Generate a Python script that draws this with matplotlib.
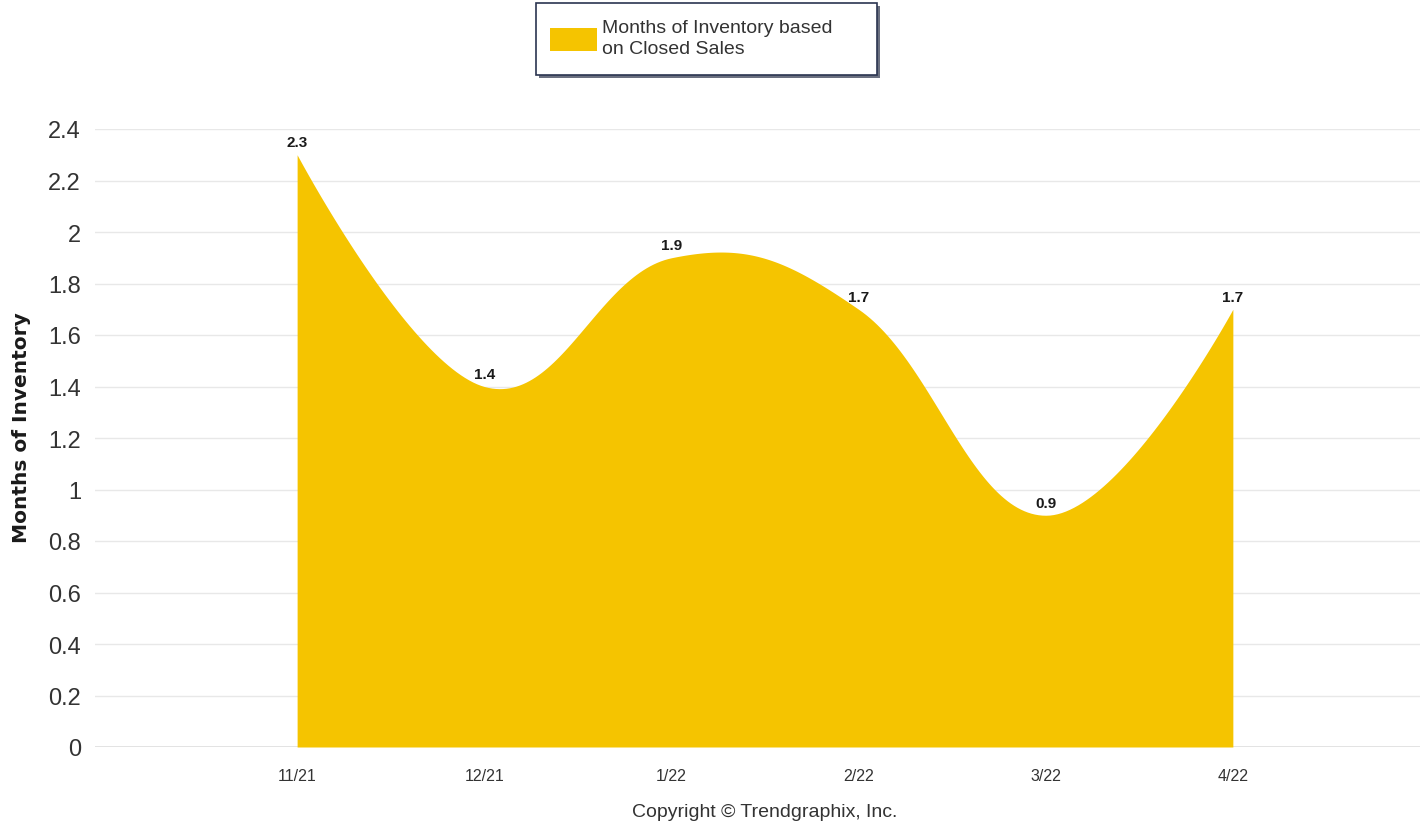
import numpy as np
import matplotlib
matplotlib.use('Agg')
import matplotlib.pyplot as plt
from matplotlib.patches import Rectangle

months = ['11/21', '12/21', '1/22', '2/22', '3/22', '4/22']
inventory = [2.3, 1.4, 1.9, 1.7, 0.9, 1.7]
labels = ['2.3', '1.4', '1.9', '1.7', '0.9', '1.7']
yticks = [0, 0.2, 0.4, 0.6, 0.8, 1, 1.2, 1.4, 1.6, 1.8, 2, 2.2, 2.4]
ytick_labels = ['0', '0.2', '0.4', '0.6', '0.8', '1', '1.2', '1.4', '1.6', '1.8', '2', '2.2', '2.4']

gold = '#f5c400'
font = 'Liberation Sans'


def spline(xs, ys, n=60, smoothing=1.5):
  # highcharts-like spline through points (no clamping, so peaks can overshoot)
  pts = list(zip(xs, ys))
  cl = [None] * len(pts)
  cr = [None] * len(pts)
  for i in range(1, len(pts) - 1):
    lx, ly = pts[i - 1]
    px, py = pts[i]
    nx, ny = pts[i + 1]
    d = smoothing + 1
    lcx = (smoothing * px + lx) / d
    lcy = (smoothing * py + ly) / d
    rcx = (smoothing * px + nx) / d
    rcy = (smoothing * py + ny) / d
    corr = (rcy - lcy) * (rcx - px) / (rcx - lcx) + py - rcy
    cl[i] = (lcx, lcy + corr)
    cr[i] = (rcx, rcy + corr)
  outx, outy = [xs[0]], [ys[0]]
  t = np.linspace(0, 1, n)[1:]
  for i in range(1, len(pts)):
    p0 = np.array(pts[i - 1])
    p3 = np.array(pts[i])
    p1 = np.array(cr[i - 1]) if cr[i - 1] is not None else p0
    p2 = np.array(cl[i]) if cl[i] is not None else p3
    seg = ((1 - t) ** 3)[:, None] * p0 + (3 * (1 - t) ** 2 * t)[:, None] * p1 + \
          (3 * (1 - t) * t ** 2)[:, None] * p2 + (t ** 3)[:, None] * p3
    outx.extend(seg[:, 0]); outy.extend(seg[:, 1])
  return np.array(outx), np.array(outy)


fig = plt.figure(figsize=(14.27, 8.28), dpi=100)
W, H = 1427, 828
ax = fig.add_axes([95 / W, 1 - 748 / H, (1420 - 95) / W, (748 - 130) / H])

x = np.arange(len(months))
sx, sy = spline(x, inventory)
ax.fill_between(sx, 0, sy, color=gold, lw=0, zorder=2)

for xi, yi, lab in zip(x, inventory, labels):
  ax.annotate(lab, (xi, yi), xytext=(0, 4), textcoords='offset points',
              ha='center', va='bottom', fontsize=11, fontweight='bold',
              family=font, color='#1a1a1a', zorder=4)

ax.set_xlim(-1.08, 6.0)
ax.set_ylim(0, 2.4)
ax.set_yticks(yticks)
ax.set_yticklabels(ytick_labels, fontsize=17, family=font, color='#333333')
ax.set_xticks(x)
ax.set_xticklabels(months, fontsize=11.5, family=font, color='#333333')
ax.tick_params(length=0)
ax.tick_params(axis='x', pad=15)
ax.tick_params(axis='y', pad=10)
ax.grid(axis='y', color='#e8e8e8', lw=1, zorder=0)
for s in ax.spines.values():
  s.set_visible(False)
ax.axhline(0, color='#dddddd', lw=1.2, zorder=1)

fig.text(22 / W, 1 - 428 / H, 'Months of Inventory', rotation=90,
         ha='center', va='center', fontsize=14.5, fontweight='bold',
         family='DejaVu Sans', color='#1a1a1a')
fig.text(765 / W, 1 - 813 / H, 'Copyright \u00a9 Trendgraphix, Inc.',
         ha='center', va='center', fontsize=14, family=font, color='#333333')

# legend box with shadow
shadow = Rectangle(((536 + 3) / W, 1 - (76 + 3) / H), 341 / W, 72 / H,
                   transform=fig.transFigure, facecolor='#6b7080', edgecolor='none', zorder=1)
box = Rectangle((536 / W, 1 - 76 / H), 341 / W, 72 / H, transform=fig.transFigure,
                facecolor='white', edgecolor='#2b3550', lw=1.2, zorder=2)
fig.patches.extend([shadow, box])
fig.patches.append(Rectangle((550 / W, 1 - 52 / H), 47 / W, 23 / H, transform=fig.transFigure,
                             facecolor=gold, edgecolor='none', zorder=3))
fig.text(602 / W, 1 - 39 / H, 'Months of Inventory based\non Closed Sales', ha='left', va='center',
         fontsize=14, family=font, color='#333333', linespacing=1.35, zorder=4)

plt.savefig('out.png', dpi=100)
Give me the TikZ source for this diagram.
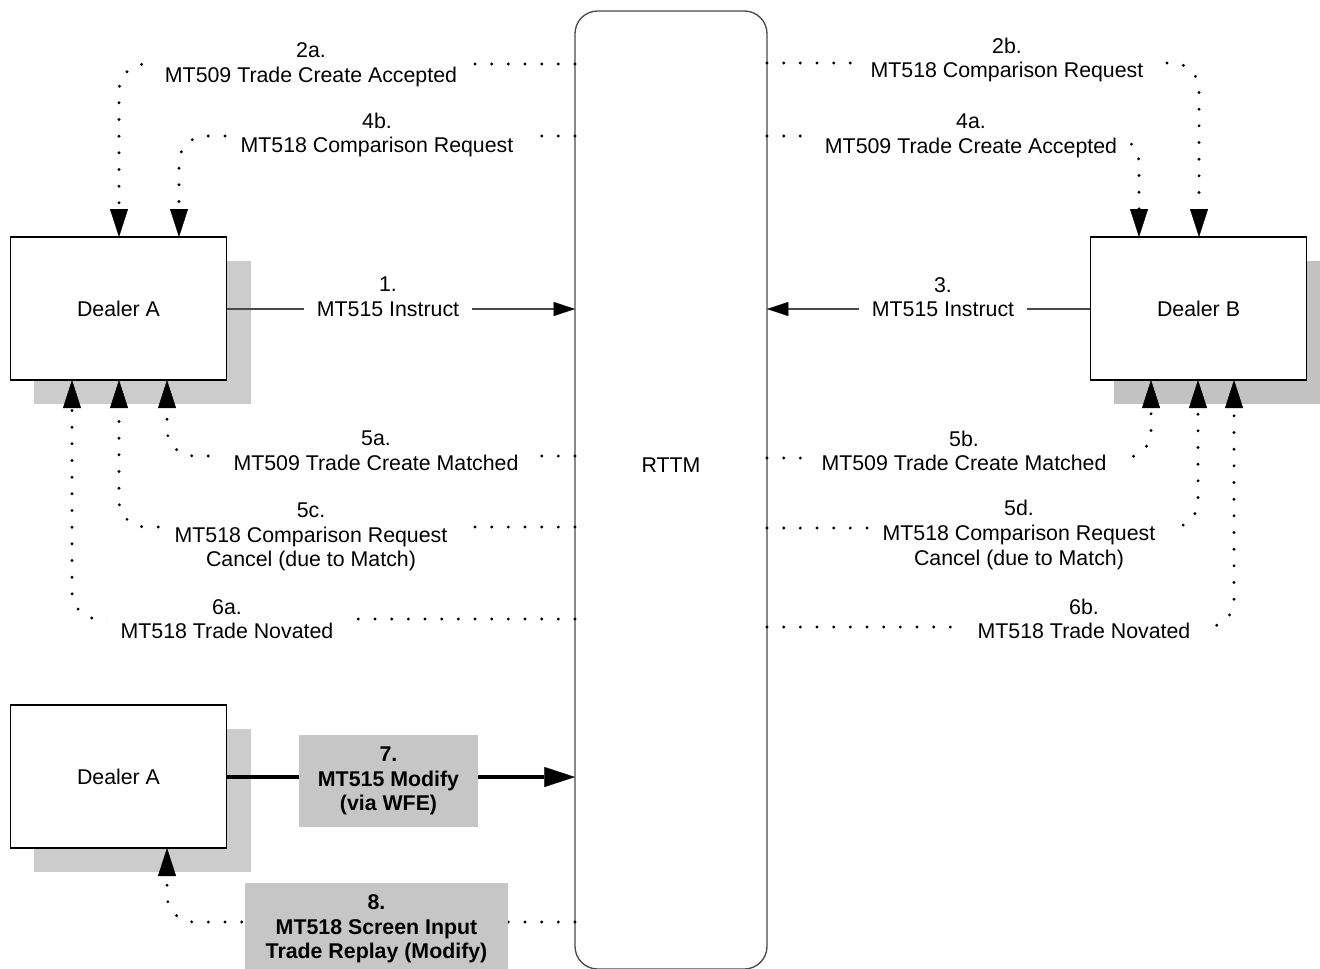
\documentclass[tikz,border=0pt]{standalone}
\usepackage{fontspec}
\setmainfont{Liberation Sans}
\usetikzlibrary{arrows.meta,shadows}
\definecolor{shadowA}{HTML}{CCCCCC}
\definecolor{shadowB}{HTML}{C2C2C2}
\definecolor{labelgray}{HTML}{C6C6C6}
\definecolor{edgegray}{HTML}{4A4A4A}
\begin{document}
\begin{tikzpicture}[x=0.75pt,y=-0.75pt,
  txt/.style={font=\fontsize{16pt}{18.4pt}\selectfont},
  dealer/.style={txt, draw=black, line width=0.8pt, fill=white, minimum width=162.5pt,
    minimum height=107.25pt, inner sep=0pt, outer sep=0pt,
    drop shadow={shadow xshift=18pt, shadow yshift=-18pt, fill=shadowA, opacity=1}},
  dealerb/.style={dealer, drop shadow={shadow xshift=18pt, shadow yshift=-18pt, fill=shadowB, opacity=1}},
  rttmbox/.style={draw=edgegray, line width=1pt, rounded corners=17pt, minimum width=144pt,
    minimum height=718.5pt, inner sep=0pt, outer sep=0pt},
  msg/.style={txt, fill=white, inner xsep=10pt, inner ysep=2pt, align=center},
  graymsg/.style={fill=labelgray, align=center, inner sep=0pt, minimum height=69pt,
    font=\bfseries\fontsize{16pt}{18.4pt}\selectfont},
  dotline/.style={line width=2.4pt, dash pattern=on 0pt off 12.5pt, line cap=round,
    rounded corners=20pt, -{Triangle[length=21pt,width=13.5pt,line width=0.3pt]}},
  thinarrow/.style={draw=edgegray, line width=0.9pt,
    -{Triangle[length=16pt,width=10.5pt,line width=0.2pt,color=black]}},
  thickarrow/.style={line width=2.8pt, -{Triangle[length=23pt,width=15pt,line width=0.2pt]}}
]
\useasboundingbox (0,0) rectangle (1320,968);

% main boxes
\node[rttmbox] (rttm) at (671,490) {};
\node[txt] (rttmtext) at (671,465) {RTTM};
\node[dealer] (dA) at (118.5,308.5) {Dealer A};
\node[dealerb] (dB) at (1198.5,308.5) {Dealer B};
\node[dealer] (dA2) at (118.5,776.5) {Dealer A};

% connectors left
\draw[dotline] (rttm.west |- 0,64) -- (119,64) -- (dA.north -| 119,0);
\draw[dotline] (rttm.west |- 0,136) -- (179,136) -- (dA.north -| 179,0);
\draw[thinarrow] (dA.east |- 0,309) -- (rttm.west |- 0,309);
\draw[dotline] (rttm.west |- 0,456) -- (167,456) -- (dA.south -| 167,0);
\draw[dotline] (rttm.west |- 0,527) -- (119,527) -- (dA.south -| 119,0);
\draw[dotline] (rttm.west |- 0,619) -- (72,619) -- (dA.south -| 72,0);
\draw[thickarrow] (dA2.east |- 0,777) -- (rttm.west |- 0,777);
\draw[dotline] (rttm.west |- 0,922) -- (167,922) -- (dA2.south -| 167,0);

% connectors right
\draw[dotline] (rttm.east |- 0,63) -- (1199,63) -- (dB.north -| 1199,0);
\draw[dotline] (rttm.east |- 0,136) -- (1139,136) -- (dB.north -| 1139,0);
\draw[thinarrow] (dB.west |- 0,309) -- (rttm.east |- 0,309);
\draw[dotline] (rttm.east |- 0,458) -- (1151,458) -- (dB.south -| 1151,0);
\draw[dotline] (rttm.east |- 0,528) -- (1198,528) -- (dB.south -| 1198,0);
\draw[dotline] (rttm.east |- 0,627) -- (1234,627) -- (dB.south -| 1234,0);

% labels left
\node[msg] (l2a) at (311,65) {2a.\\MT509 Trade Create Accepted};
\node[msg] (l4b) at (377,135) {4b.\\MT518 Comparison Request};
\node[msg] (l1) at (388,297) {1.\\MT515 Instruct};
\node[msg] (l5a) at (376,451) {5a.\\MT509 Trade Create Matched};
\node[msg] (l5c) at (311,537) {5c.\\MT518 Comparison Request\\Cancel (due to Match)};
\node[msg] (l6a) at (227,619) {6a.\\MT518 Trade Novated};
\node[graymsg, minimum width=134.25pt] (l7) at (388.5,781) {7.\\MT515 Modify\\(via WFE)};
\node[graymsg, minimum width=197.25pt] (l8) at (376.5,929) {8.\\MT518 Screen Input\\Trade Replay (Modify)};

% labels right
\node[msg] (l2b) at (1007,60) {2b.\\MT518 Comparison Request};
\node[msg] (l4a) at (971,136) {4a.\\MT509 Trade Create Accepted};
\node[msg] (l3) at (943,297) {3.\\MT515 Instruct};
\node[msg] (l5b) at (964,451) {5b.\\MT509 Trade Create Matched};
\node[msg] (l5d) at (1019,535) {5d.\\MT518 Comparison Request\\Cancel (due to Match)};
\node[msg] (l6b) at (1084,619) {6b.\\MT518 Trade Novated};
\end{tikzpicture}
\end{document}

◆ **SET PROBLEM**:
Without the pictures, write out the lines from the beginning of the entries through the line with "ax.fill_between(sx, 0, sy, color=gold, lw=0, zorder=2)".

◆ **RESULT OF THIS TASK**:
Generate a Python script that draws this with matplotlib.
import numpy as np
import matplotlib
matplotlib.use('Agg')
import matplotlib.pyplot as plt
from matplotlib.patches import Rectangle

months = ['11/21', '12/21', '1/22', '2/22', '3/22', '4/22']
inventory = [2.3, 1.4, 1.9, 1.7, 0.9, 1.7]
labels = ['2.3', '1.4', '1.9', '1.7', '0.9', '1.7']
yticks = [0, 0.2, 0.4, 0.6, 0.8, 1, 1.2, 1.4, 1.6, 1.8, 2, 2.2, 2.4]
ytick_labels = ['0', '0.2', '0.4', '0.6', '0.8', '1', '1.2', '1.4', '1.6', '1.8', '2', '2.2', '2.4']

gold = '#f5c400'
font = 'Liberation Sans'


def spline(xs, ys, n=60, smoothing=1.5):
  # highcharts-like spline through points (no clamping, so peaks can overshoot)
  pts = list(zip(xs, ys))
  cl = [None] * len(pts)
  cr = [None] * len(pts)
  for i in range(1, len(pts) - 1):
    lx, ly = pts[i - 1]
    px, py = pts[i]
    nx, ny = pts[i + 1]
    d = smoothing + 1
    lcx = (smoothing * px + lx) / d
    lcy = (smoothing * py + ly) / d
    rcx = (smoothing * px + nx) / d
    rcy = (smoothing * py + ny) / d
    corr = (rcy - lcy) * (rcx - px) / (rcx - lcx) + py - rcy
    cl[i] = (lcx, lcy + corr)
    cr[i] = (rcx, rcy + corr)
  outx, outy = [xs[0]], [ys[0]]
  t = np.linspace(0, 1, n)[1:]
  for i in range(1, len(pts)):
    p0 = np.array(pts[i - 1])
    p3 = np.array(pts[i])
    p1 = np.array(cr[i - 1]) if cr[i - 1] is not None else p0
    p2 = np.array(cl[i]) if cl[i] is not None else p3
    seg = ((1 - t) ** 3)[:, None] * p0 + (3 * (1 - t) ** 2 * t)[:, None] * p1 + \
          (3 * (1 - t) * t ** 2)[:, None] * p2 + (t ** 3)[:, None] * p3
    outx.extend(seg[:, 0]); outy.extend(seg[:, 1])
  return np.array(outx), np.array(outy)


fig = plt.figure(figsize=(14.27, 8.28), dpi=100)
W, H = 1427, 828
ax = fig.add_axes([95 / W, 1 - 748 / H, (1420 - 95) / W, (748 - 130) / H])

x = np.arange(len(months))
sx, sy = spline(x, inventory)
ax.fill_between(sx, 0, sy, color=gold, lw=0, zorder=2)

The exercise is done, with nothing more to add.